What to produce. Faithfully return all lines, omitting every embedded picture.

Supplied data.
++++++

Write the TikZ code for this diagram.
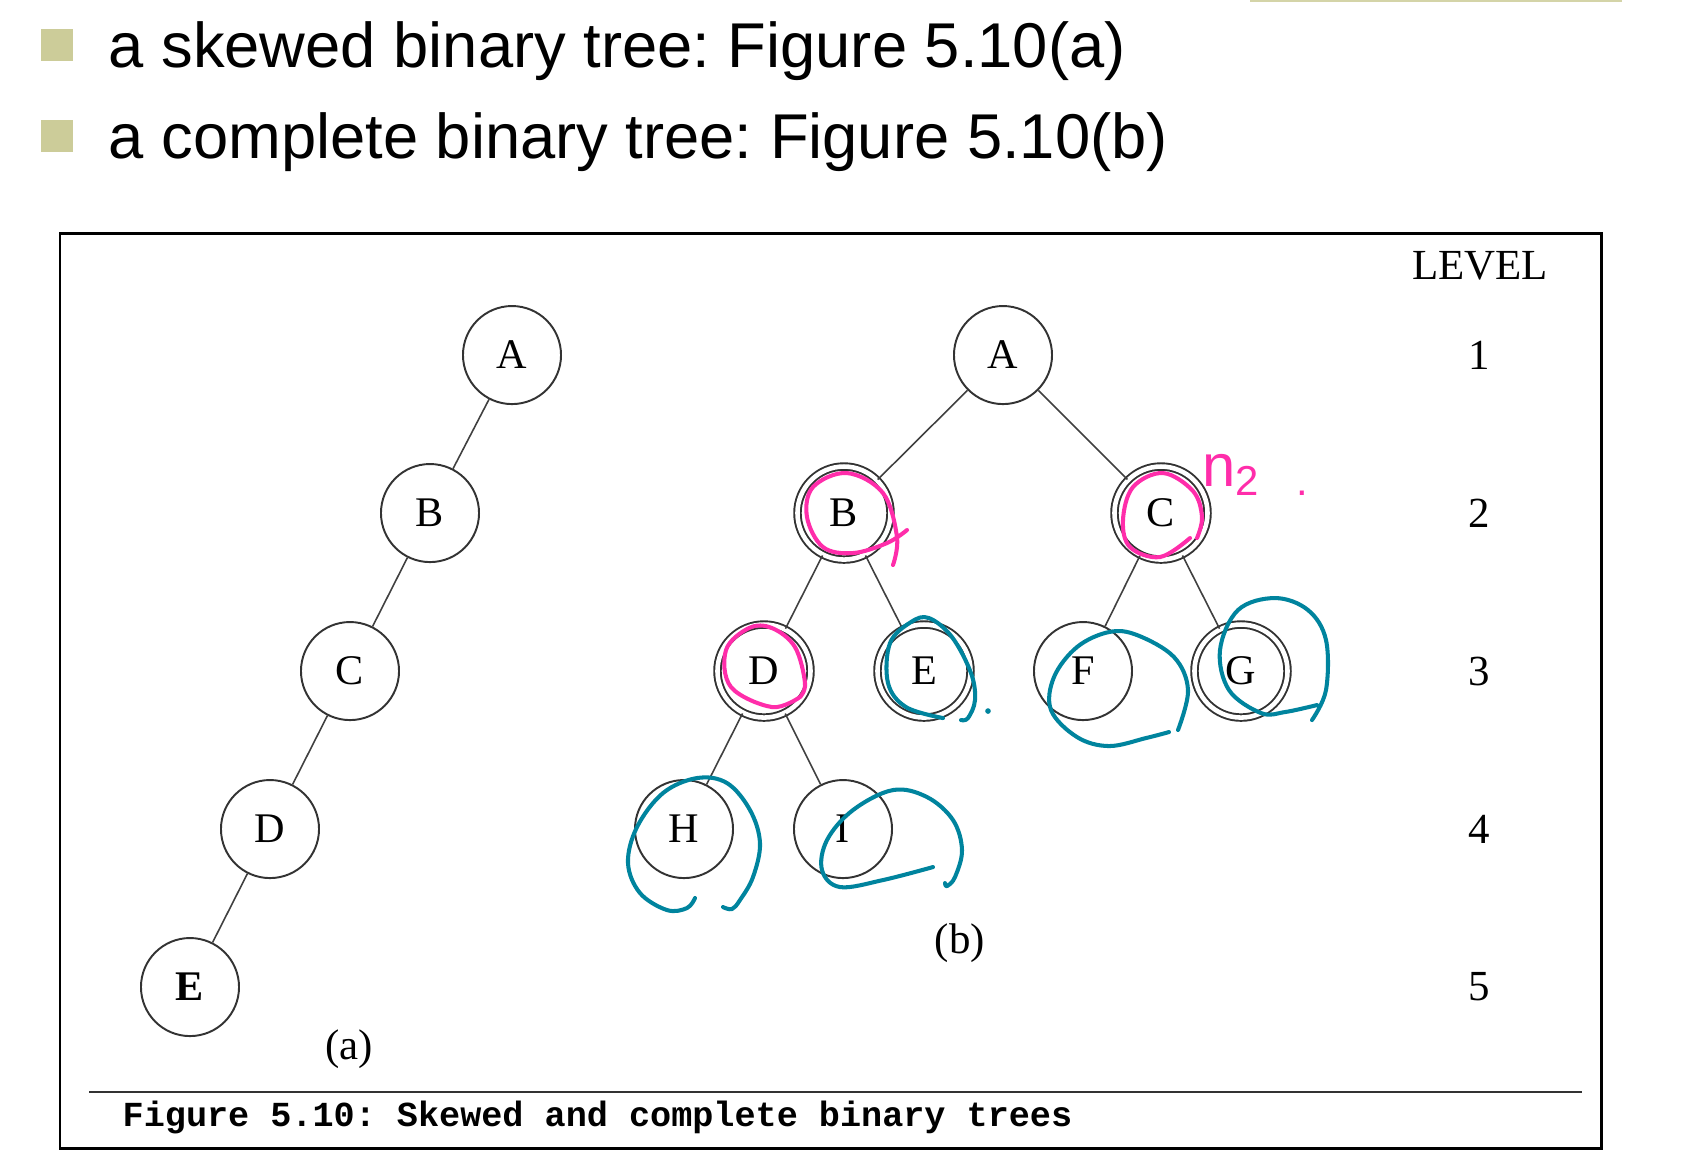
\documentclass[tikz,border=0pt]{standalone}
\usepackage{fontspec}
\setmainfont{Liberation Serif}
\setsansfont{Liberation Sans}
\setmonofont{Liberation Mono}
\frenchspacing
\definecolor{bullettan}{RGB}{204,204,153}
\definecolor{inkpink}{RGB}{255,45,170}
\definecolor{inkteal}{RGB}{0,132,158}

\begin{document}
\begin{tikzpicture}[
    x=0.01cm, y=-0.01cm,
    vertex/.style={circle, draw=black!80, line width=0.55pt, minimum size=9.8mm, inner sep=0pt, font=\fontsize{12}{14}\selectfont},
    ringvertex/.style={vertex, minimum size=9.3mm, double=white, double distance=1.3pt},
    branch/.style={draw=black!75, line width=0.45pt},
    lvltext/.style={inner sep=0pt, font=\fontsize{12.2}{14}\selectfont},
    bulletbox/.style={fill=bullettan, minimum size=3.2mm, inner sep=0pt},
    bullettext/.style={anchor=base west, inner sep=0pt, font=\sffamily\fontsize{18}{22}\selectfont},
    pinkpen/.style={inkpink, line width=1.15pt, line cap=round, line join=round},
    tealpen/.style={inkteal, line width=1.15pt, line cap=round, line join=round}
]
\fill[white] (0,0) rectangle (1699,1156);
\draw[bullettan!85, line width=0.6pt] (1250,1) -- (1622,1);

% bullet lines
\node[bulletbox] (sq1) at (57,45) {};
\node[bulletbox] (sq2) at (57,136) {};
\node[bullettext] (txt1) at (108,67) {a skewed binary tree: Figure 5.10(a)};
\node[bullettext] (txt2) at (108,158) {a complete binary tree: Figure 5.10(b)};

% figure frame
\draw[line width=0.85pt] (60,233) rectangle (1601,1148);
\draw[black!80, line width=0.8pt] (89,1092) -- (1582,1092);
\node[anchor=west, inner sep=0pt, font=\ttfamily\bfseries\fontsize{10}{12}\selectfont] (caption) at (122,1117) {Figure 5.10: Skewed and complete binary trees};

% (a) skewed tree
\node[vertex] (aA) at (512,355) {A};
\node[vertex] (aB) at (430,513) {B};
\node[vertex] (aC) at (350,671) {C};
\node[vertex] (aD) at (270,829) {D};
\node[vertex] (aE) at (190,987) {\textbf{E}};
\draw[branch] (aA) -- (aB);
\draw[branch] (aB) -- (aC);
\draw[branch] (aC) -- (aD);
\draw[branch] (aD) -- (aE);
\node[lvltext] (capa) at (349,1049) {(a)};

% (b) complete tree
\node[vertex] (bA) at (1003,355) {A};
\node[ringvertex] (bB) at (844,513) {B};
\node[ringvertex] (bC) at (1161,513) {C};
\node[ringvertex] (bD) at (764,671) {D};
\node[ringvertex] (bE) at (924,671) {E};
\node[vertex] (bF) at (1083,671) {F};
\node[ringvertex] (bG) at (1241,671) {G};
\node[vertex] (bH) at (684,829) {H};
\node[vertex] (bI) at (843,829) {I};
\draw[branch] (bA) -- (bB);
\draw[branch] (bA) -- (bC);
\draw[branch] (bB) -- (bD);
\draw[branch] (bB) -- (bE);
\draw[branch] (bC) -- (bF);
\draw[branch] (bC) -- (bG);
\draw[branch] (bD) -- (bH);
\draw[branch] (bD) -- (bI);
\node[lvltext] (capb) at (960,943) {(b)};

% level column
\node[lvltext] (lvl) at (1480,266) {LEVEL};
\node[lvltext] (lvl1) at (1479,355) {1};
\node[lvltext] (lvl2) at (1479,513) {2};
\node[lvltext] (lvl3) at (1479,671) {3};
\node[lvltext] (lvl4) at (1479,829) {4};
\node[lvltext] (lvl5) at (1479,987) {5};

% pen notes
\draw[pinkpen] plot[smooth, tension=0.6] coordinates {(893,565) (897,537) (883,493) (847,473) (813,487) (807,517) (823,547) (853,553) (887,543) (907,530)};
\draw[pinkpen] plot[smooth, tension=0.6] coordinates {(1190,538) (1160,557) (1130,547) (1123,520) (1133,487) (1163,473) (1193,491) (1202,517) (1197,538)};
\draw[pinkpen] plot[smooth, tension=0.6] coordinates {(800,697) (772,707) (731,687) (726,650) (749,628) (772,628) (795,647) (805,683) (800,697)};
\node[anchor=base west, inner sep=0pt, text=inkpink, font=\sffamily\fontsize{17}{19}\selectfont] (n2note) at (1202,486) {n\textsubscript{2\hspace{0.9em}.}};

\draw[tealpen] plot[smooth, tension=0.6] coordinates {(943,718) (906,707) (888,683) (890,643) (911,622) (929,618) (952,637) (971,673) (975,700) (968,718) (961,720)};
\fill[inkteal] (988,711) circle (0.8pt);
\draw[tealpen] plot[smooth, tension=0.6] coordinates {(1169,732) (1146,738) (1109,746) (1077,737) (1051,710) (1054,677) (1077,647) (1109,632) (1137,635) (1174,657) (1188,690) (1178,730)};
\draw[tealpen] plot[smooth, tension=0.6] coordinates {(1312,720) (1326,690) (1326,640) (1308,610) (1275,598) (1238,610) (1220,650) (1229,690) (1261,713) (1285,712) (1317,705)};
\draw[tealpen] plot[smooth, tension=0.6] coordinates {(695,898) (687,908) (667,910) (640,893) (628,863) (637,827) (663,793) (697,778) (727,783) (750,810) (760,843) (753,877) (740,900) (732,909) (723,907)};
\draw[tealpen] plot[smooth, tension=0.6] coordinates {(933,867) (883,880) (840,887) (822,870) (827,840) (853,810) (893,790) (927,797) (953,820) (962,850) (955,877) (947,886) (945,883)};
\end{tikzpicture}
\end{document}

++++++

Expected output.
Write the TikZ code for this diagram.
\documentclass[tikz,border=0pt]{standalone}
\usepackage{fontspec}
\setmainfont{Liberation Serif}
\setsansfont{Liberation Sans}
\setmonofont{Liberation Mono}
\frenchspacing
\definecolor{bullettan}{RGB}{204,204,153}
\definecolor{inkpink}{RGB}{255,45,170}
\definecolor{inkteal}{RGB}{0,132,158}

\begin{document}
\begin{tikzpicture}[
    x=0.01cm, y=-0.01cm,
    vertex/.style={circle, draw=black!80, line width=0.55pt, minimum size=9.8mm, inner sep=0pt, font=\fontsize{12}{14}\selectfont},
    ringvertex/.style={vertex, minimum size=9.3mm, double=white, double distance=1.3pt},
    branch/.style={draw=black!75, line width=0.45pt},
    lvltext/.style={inner sep=0pt, font=\fontsize{12.2}{14}\selectfont},
    bulletbox/.style={fill=bullettan, minimum size=3.2mm, inner sep=0pt},
    bullettext/.style={anchor=base west, inner sep=0pt, font=\sffamily\fontsize{18}{22}\selectfont},
    pinkpen/.style={inkpink, line width=1.15pt, line cap=round, line join=round},
    tealpen/.style={inkteal, line width=1.15pt, line cap=round, line join=round}
]
\fill[white] (0,0) rectangle (1699,1156);
\draw[bullettan!85, line width=0.6pt] (1250,1) -- (1622,1);

% bullet lines
\node[bulletbox] (sq1) at (57,45) {};
\node[bulletbox] (sq2) at (57,136) {};
\node[bullettext] (txt1) at (108,67) {a skewed binary tree: Figure 5.10(a)};
\node[bullettext] (txt2) at (108,158) {a complete binary tree: Figure 5.10(b)};

% figure frame
\draw[line width=0.85pt] (60,233) rectangle (1601,1148);
\draw[black!80, line width=0.8pt] (89,1092) -- (1582,1092);
\node[anchor=west, inner sep=0pt, font=\ttfamily\bfseries\fontsize{10}{12}\selectfont] (caption) at (122,1117) {Figure 5.10: Skewed and complete binary trees};

% (a) skewed tree
\node[vertex] (aA) at (512,355) {A};
\node[vertex] (aB) at (430,513) {B};
\node[vertex] (aC) at (350,671) {C};
\node[vertex] (aD) at (270,829) {D};
\node[vertex] (aE) at (190,987) {\textbf{E}};
\draw[branch] (aA) -- (aB);
\draw[branch] (aB) -- (aC);
\draw[branch] (aC) -- (aD);
\draw[branch] (aD) -- (aE);
\node[lvltext] (capa) at (349,1049) {(a)};

% (b) complete tree
\node[vertex] (bA) at (1003,355) {A};
\node[ringvertex] (bB) at (844,513) {B};
\node[ringvertex] (bC) at (1161,513) {C};
\node[ringvertex] (bD) at (764,671) {D};
\node[ringvertex] (bE) at (924,671) {E};
\node[vertex] (bF) at (1083,671) {F};
\node[ringvertex] (bG) at (1241,671) {G};
\node[vertex] (bH) at (684,829) {H};
\node[vertex] (bI) at (843,829) {I};
\draw[branch] (bA) -- (bB);
\draw[branch] (bA) -- (bC);
\draw[branch] (bB) -- (bD);
\draw[branch] (bB) -- (bE);
\draw[branch] (bC) -- (bF);
\draw[branch] (bC) -- (bG);
\draw[branch] (bD) -- (bH);
\draw[branch] (bD) -- (bI);
\node[lvltext] (capb) at (960,943) {(b)};

% level column
\node[lvltext] (lvl) at (1480,266) {LEVEL};
\node[lvltext] (lvl1) at (1479,355) {1};
\node[lvltext] (lvl2) at (1479,513) {2};
\node[lvltext] (lvl3) at (1479,671) {3};
\node[lvltext] (lvl4) at (1479,829) {4};
\node[lvltext] (lvl5) at (1479,987) {5};

% pen notes
\draw[pinkpen] plot[smooth, tension=0.6] coordinates {(893,565) (897,537) (883,493) (847,473) (813,487) (807,517) (823,547) (853,553) (887,543) (907,530)};
\draw[pinkpen] plot[smooth, tension=0.6] coordinates {(1190,538) (1160,557) (1130,547) (1123,520) (1133,487) (1163,473) (1193,491) (1202,517) (1197,538)};
\draw[pinkpen] plot[smooth, tension=0.6] coordinates {(800,697) (772,707) (731,687) (726,650) (749,628) (772,628) (795,647) (805,683) (800,697)};
\node[anchor=base west, inner sep=0pt, text=inkpink, font=\sffamily\fontsize{17}{19}\selectfont] (n2note) at (1202,486) {n\textsubscript{2\hspace{0.9em}.}};

\draw[tealpen] plot[smooth, tension=0.6] coordinates {(943,718) (906,707) (888,683) (890,643) (911,622) (929,618) (952,637) (971,673) (975,700) (968,718) (961,720)};
\fill[inkteal] (988,711) circle (0.8pt);
\draw[tealpen] plot[smooth, tension=0.6] coordinates {(1169,732) (1146,738) (1109,746) (1077,737) (1051,710) (1054,677) (1077,647) (1109,632) (1137,635) (1174,657) (1188,690) (1178,730)};
\draw[tealpen] plot[smooth, tension=0.6] coordinates {(1312,720) (1326,690) (1326,640) (1308,610) (1275,598) (1238,610) (1220,650) (1229,690) (1261,713) (1285,712) (1317,705)};
\draw[tealpen] plot[smooth, tension=0.6] coordinates {(695,898) (687,908) (667,910) (640,893) (628,863) (637,827) (663,793) (697,778) (727,783) (750,810) (760,843) (753,877) (740,900) (732,909) (723,907)};
\draw[tealpen] plot[smooth, tension=0.6] coordinates {(933,867) (883,880) (840,887) (822,870) (827,840) (853,810) (893,790) (927,797) (953,820) (962,850) (955,877) (947,886) (945,883)};
\end{tikzpicture}
\end{document}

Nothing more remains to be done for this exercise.